PROBLEM DESCRIPTION:
Make an exact copy of all the material below, apart from the pictures.

::::

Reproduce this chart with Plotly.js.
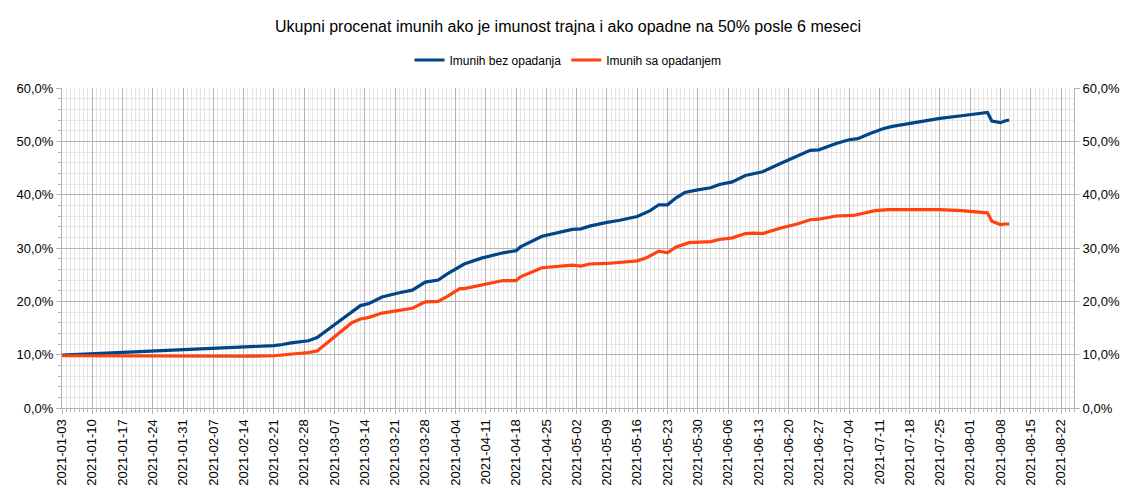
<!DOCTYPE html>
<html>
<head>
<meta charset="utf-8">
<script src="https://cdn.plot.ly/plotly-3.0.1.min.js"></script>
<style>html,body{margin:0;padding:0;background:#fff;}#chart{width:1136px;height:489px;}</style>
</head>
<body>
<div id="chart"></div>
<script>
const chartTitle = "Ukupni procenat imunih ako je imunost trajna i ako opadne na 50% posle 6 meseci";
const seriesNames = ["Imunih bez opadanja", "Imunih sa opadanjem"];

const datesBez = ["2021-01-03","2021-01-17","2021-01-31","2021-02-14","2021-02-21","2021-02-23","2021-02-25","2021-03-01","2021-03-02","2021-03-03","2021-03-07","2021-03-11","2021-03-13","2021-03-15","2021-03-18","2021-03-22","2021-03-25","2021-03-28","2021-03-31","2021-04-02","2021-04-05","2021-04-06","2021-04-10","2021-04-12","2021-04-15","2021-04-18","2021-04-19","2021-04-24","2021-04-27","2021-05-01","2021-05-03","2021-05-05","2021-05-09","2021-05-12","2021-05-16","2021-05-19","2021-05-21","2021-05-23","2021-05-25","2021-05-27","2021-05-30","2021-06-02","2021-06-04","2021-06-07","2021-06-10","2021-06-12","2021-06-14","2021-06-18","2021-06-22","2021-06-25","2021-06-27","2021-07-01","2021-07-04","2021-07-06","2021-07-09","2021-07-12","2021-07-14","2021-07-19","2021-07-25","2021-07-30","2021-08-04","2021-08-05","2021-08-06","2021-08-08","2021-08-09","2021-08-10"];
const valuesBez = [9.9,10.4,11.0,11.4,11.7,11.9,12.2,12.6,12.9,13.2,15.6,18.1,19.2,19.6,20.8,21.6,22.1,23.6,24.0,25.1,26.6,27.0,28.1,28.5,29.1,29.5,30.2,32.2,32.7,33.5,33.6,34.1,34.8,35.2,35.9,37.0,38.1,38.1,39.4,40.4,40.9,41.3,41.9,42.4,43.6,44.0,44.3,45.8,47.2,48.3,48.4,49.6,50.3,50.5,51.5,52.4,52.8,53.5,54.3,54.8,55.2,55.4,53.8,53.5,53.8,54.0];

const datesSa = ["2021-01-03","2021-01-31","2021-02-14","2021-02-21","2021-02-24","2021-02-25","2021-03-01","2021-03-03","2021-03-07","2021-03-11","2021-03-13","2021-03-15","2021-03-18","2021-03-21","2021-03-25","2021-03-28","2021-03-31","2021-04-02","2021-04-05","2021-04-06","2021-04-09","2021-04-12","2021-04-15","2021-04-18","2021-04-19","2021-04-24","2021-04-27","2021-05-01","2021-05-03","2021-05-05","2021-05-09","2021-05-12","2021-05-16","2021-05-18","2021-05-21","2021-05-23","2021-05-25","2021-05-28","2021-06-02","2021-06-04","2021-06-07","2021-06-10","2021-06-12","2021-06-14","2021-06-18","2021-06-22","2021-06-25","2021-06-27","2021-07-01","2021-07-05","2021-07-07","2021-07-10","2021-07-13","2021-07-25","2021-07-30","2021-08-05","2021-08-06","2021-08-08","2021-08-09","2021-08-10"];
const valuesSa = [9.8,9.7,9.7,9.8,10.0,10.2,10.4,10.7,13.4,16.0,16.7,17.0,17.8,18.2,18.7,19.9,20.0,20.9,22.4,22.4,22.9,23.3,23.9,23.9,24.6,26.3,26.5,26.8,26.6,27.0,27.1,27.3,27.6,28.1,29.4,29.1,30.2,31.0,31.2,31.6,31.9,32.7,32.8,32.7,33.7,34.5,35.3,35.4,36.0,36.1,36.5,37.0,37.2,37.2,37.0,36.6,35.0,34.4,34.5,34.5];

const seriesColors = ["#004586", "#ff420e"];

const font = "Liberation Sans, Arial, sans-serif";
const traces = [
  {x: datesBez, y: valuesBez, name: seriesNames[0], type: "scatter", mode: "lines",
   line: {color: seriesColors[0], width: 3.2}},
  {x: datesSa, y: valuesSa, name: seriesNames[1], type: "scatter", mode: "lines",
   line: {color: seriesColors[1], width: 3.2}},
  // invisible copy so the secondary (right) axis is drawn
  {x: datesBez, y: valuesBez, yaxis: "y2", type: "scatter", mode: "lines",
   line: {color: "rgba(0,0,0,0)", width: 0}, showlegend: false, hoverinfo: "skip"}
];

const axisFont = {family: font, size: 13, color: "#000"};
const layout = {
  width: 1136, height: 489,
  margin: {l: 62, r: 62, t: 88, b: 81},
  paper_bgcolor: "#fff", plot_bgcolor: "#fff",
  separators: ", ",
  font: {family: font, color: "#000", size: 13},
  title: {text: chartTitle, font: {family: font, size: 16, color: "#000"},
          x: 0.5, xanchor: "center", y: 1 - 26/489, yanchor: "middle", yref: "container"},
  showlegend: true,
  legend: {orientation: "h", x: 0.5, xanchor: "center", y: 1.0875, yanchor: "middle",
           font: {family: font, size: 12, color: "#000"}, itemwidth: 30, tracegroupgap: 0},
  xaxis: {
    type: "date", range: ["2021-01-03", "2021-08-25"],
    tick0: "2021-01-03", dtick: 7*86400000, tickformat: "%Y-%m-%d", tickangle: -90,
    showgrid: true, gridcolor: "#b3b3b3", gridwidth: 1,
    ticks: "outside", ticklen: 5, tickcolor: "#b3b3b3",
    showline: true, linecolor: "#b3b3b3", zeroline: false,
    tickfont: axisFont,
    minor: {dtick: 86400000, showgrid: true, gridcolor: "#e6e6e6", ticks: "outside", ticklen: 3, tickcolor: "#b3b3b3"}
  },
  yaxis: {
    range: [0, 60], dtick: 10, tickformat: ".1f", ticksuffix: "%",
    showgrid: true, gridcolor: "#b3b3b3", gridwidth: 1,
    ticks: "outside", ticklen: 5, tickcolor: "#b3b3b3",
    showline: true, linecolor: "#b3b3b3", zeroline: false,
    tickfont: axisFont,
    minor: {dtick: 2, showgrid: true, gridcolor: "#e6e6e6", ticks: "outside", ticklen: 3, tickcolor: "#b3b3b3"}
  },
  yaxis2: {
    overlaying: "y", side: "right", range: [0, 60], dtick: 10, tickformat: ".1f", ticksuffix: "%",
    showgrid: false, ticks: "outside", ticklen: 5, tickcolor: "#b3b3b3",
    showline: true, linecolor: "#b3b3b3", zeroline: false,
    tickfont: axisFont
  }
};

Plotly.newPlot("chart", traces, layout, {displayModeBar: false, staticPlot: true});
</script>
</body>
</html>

::::

EXERCISE OUTPUT:
Reproduce this chart with Plotly.js.
<!DOCTYPE html>
<html>
<head>
<meta charset="utf-8">
<script src="https://cdn.plot.ly/plotly-3.0.1.min.js"></script>
<style>html,body{margin:0;padding:0;background:#fff;}#chart{width:1136px;height:489px;}</style>
</head>
<body>
<div id="chart"></div>
<script>
const chartTitle = "Ukupni procenat imunih ako je imunost trajna i ako opadne na 50% posle 6 meseci";
const seriesNames = ["Imunih bez opadanja", "Imunih sa opadanjem"];

const datesBez = ["2021-01-03","2021-01-17","2021-01-31","2021-02-14","2021-02-21","2021-02-23","2021-02-25","2021-03-01","2021-03-02","2021-03-03","2021-03-07","2021-03-11","2021-03-13","2021-03-15","2021-03-18","2021-03-22","2021-03-25","2021-03-28","2021-03-31","2021-04-02","2021-04-05","2021-04-06","2021-04-10","2021-04-12","2021-04-15","2021-04-18","2021-04-19","2021-04-24","2021-04-27","2021-05-01","2021-05-03","2021-05-05","2021-05-09","2021-05-12","2021-05-16","2021-05-19","2021-05-21","2021-05-23","2021-05-25","2021-05-27","2021-05-30","2021-06-02","2021-06-04","2021-06-07","2021-06-10","2021-06-12","2021-06-14","2021-06-18","2021-06-22","2021-06-25","2021-06-27","2021-07-01","2021-07-04","2021-07-06","2021-07-09","2021-07-12","2021-07-14","2021-07-19","2021-07-25","2021-07-30","2021-08-04","2021-08-05","2021-08-06","2021-08-08","2021-08-09","2021-08-10"];
const valuesBez = [9.9,10.4,11.0,11.4,11.7,11.9,12.2,12.6,12.9,13.2,15.6,18.1,19.2,19.6,20.8,21.6,22.1,23.6,24.0,25.1,26.6,27.0,28.1,28.5,29.1,29.5,30.2,32.2,32.7,33.5,33.6,34.1,34.8,35.2,35.9,37.0,38.1,38.1,39.4,40.4,40.9,41.3,41.9,42.4,43.6,44.0,44.3,45.8,47.2,48.3,48.4,49.6,50.3,50.5,51.5,52.4,52.8,53.5,54.3,54.8,55.2,55.4,53.8,53.5,53.8,54.0];

const datesSa = ["2021-01-03","2021-01-31","2021-02-14","2021-02-21","2021-02-24","2021-02-25","2021-03-01","2021-03-03","2021-03-07","2021-03-11","2021-03-13","2021-03-15","2021-03-18","2021-03-21","2021-03-25","2021-03-28","2021-03-31","2021-04-02","2021-04-05","2021-04-06","2021-04-09","2021-04-12","2021-04-15","2021-04-18","2021-04-19","2021-04-24","2021-04-27","2021-05-01","2021-05-03","2021-05-05","2021-05-09","2021-05-12","2021-05-16","2021-05-18","2021-05-21","2021-05-23","2021-05-25","2021-05-28","2021-06-02","2021-06-04","2021-06-07","2021-06-10","2021-06-12","2021-06-14","2021-06-18","2021-06-22","2021-06-25","2021-06-27","2021-07-01","2021-07-05","2021-07-07","2021-07-10","2021-07-13","2021-07-25","2021-07-30","2021-08-05","2021-08-06","2021-08-08","2021-08-09","2021-08-10"];
const valuesSa = [9.8,9.7,9.7,9.8,10.0,10.2,10.4,10.7,13.4,16.0,16.7,17.0,17.8,18.2,18.7,19.9,20.0,20.9,22.4,22.4,22.9,23.3,23.9,23.9,24.6,26.3,26.5,26.8,26.6,27.0,27.1,27.3,27.6,28.1,29.4,29.1,30.2,31.0,31.2,31.6,31.9,32.7,32.8,32.7,33.7,34.5,35.3,35.4,36.0,36.1,36.5,37.0,37.2,37.2,37.0,36.6,35.0,34.4,34.5,34.5];

const seriesColors = ["#004586", "#ff420e"];

const font = "Liberation Sans, Arial, sans-serif";
const traces = [
  {x: datesBez, y: valuesBez, name: seriesNames[0], type: "scatter", mode: "lines",
   line: {color: seriesColors[0], width: 3.2}},
  {x: datesSa, y: valuesSa, name: seriesNames[1], type: "scatter", mode: "lines",
   line: {color: seriesColors[1], width: 3.2}},
  // invisible copy so the secondary (right) axis is drawn
  {x: datesBez, y: valuesBez, yaxis: "y2", type: "scatter", mode: "lines",
   line: {color: "rgba(0,0,0,0)", width: 0}, showlegend: false, hoverinfo: "skip"}
];

const axisFont = {family: font, size: 13, color: "#000"};
const layout = {
  width: 1136, height: 489,
  margin: {l: 62, r: 62, t: 88, b: 81},
  paper_bgcolor: "#fff", plot_bgcolor: "#fff",
  separators: ", ",
  font: {family: font, color: "#000", size: 13},
  title: {text: chartTitle, font: {family: font, size: 16, color: "#000"},
          x: 0.5, xanchor: "center", y: 1 - 26/489, yanchor: "middle", yref: "container"},
  showlegend: true,
  legend: {orientation: "h", x: 0.5, xanchor: "center", y: 1.0875, yanchor: "middle",
           font: {family: font, size: 12, color: "#000"}, itemwidth: 30, tracegroupgap: 0},
  xaxis: {
    type: "date", range: ["2021-01-03", "2021-08-25"],
    tick0: "2021-01-03", dtick: 7*86400000, tickformat: "%Y-%m-%d", tickangle: -90,
    showgrid: true, gridcolor: "#b3b3b3", gridwidth: 1,
    ticks: "outside", ticklen: 5, tickcolor: "#b3b3b3",
    showline: true, linecolor: "#b3b3b3", zeroline: false,
    tickfont: axisFont,
    minor: {dtick: 86400000, showgrid: true, gridcolor: "#e6e6e6", ticks: "outside", ticklen: 3, tickcolor: "#b3b3b3"}
  },
  yaxis: {
    range: [0, 60], dtick: 10, tickformat: ".1f", ticksuffix: "%",
    showgrid: true, gridcolor: "#b3b3b3", gridwidth: 1,
    ticks: "outside", ticklen: 5, tickcolor: "#b3b3b3",
    showline: true, linecolor: "#b3b3b3", zeroline: false,
    tickfont: axisFont,
    minor: {dtick: 2, showgrid: true, gridcolor: "#e6e6e6", ticks: "outside", ticklen: 3, tickcolor: "#b3b3b3"}
  },
  yaxis2: {
    overlaying: "y", side: "right", range: [0, 60], dtick: 10, tickformat: ".1f", ticksuffix: "%",
    showgrid: false, ticks: "outside", ticklen: 5, tickcolor: "#b3b3b3",
    showline: true, linecolor: "#b3b3b3", zeroline: false,
    tickfont: axisFont
  }
};

Plotly.newPlot("chart", traces, layout, {displayModeBar: false, staticPlot: true});
</script>
</body>
</html>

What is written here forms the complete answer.